## WRITTEN INSTRUCTION
Return the lines where the word "matplotlib" occurs.

## SOURCE DATA
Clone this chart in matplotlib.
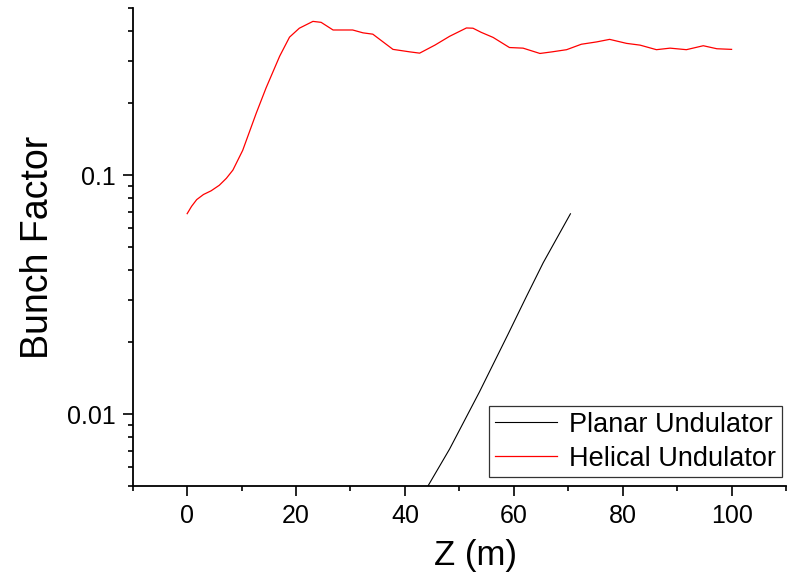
import matplotlib
matplotlib.use("Agg")
import matplotlib.pyplot as plt
from matplotlib.ticker import LogLocator, MultipleLocator, NullFormatter, FixedLocator, FixedFormatter

plt.rcParams['font.family'] = ['Liberation Sans', 'DejaVu Sans']

# helical undulator bunching factor (red)
helicalZ = [0, 0.8, 1.75, 3.0, 4.4, 5.9, 7.2, 8.4, 10.2, 12.7, 14.5, 17, 18.8, 20.6, 23.1, 24.6, 26.8,
            30.4, 32.3, 34.1, 37.8, 40.9, 42.7, 45.5, 48.2, 51.3, 52.5, 54, 56.2, 59.2, 61.7,
            64.8, 67, 69.7, 72.4, 75.2, 77.6, 80.7, 83.2, 86.2, 88.7, 91.7, 94.8, 97.3, 100]
helicalB = [0.069, 0.074, 0.079, 0.083, 0.086, 0.0907, 0.097, 0.105, 0.127, 0.182, 0.232, 0.315,
            0.378, 0.412, 0.44, 0.436, 0.405, 0.405, 0.394, 0.389, 0.336, 0.328, 0.324, 0.35,
            0.381, 0.413, 0.412, 0.396, 0.377, 0.342, 0.34, 0.323, 0.328, 0.335, 0.353, 0.361,
            0.37, 0.356, 0.35, 0.335, 0.34, 0.335, 0.348, 0.338, 0.336]

# planar undulator bunching factor (black)
planarZ = [44.0, 48.2, 53.7, 58.9, 62.3, 65.4, 70.4]
planarB = [0.0049, 0.00714, 0.0124, 0.0215, 0.031, 0.043, 0.0689]

xMajor = [0, 20, 40, 60, 80, 100]
yMajor = [0.01, 0.1]
yMajorLabels = ["0.01", "0.1"]

fig = plt.figure(figsize=(7.91, 5.80), dpi=100)
ax = fig.add_axes([0.1678, 0.162, 0.8259, 0.824])

ax.plot(planarZ, planarB, color="black", lw=0.8, label="Planar Undulator")
ax.plot(helicalZ, helicalB, color="red", lw=0.9, label="Helical Undulator")

ax.set_yscale("log")
ax.set_xlim(-10, 110)
ax.set_ylim(0.005, 0.5)

ax.xaxis.set_major_locator(FixedLocator(xMajor))
ax.xaxis.set_minor_locator(MultipleLocator(10))
ax.yaxis.set_major_locator(FixedLocator(yMajor))
ax.yaxis.set_major_formatter(FixedFormatter(yMajorLabels))
ax.yaxis.set_minor_locator(LogLocator(base=10, subs=[2, 3, 4, 5, 6, 7, 8, 9]))
ax.yaxis.set_minor_formatter(NullFormatter())

for s in ["top", "right"]:
    ax.spines[s].set_visible(False)
for s in ["left", "bottom"]:
    ax.spines[s].set_linewidth(1.3)

ax.tick_params(which="major", direction="out", length=7.2, width=1.2, labelsize=18)
ax.tick_params(which="minor", direction="out", length=3.6, width=1.2)
ax.tick_params(axis="x", which="major", pad=6)
ax.tick_params(axis="y", which="major", pad=5)

ax.set_xlabel("Z (m)", fontsize=25)
ax.set_ylabel("Bunch Factor", fontsize=27)
ax.xaxis.set_label_coords(0.524, -0.11)
ax.yaxis.set_label_coords(-0.118, 0.5)

leg = ax.legend(loc="lower right", bbox_to_anchor=(781.7 / 791, (580 - 477.3) / 580),
                bbox_transform=fig.transFigure, fontsize=19.5, frameon=True, fancybox=False,
                shadow=False, borderaxespad=0, handlelength=2.3, handletextpad=0.45,
                labelspacing=0.3, borderpad=0.2)
leg.get_frame().set_edgecolor("black")
leg.get_frame().set_linewidth(0.9)

fig.savefig("out.png", dpi=100)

## CORRECT OUTPUT
Clone this chart in matplotlib.
import matplotlib
matplotlib.use("Agg")
import matplotlib.pyplot as plt
from matplotlib.ticker import LogLocator, MultipleLocator, NullFormatter, FixedLocator, FixedFormatter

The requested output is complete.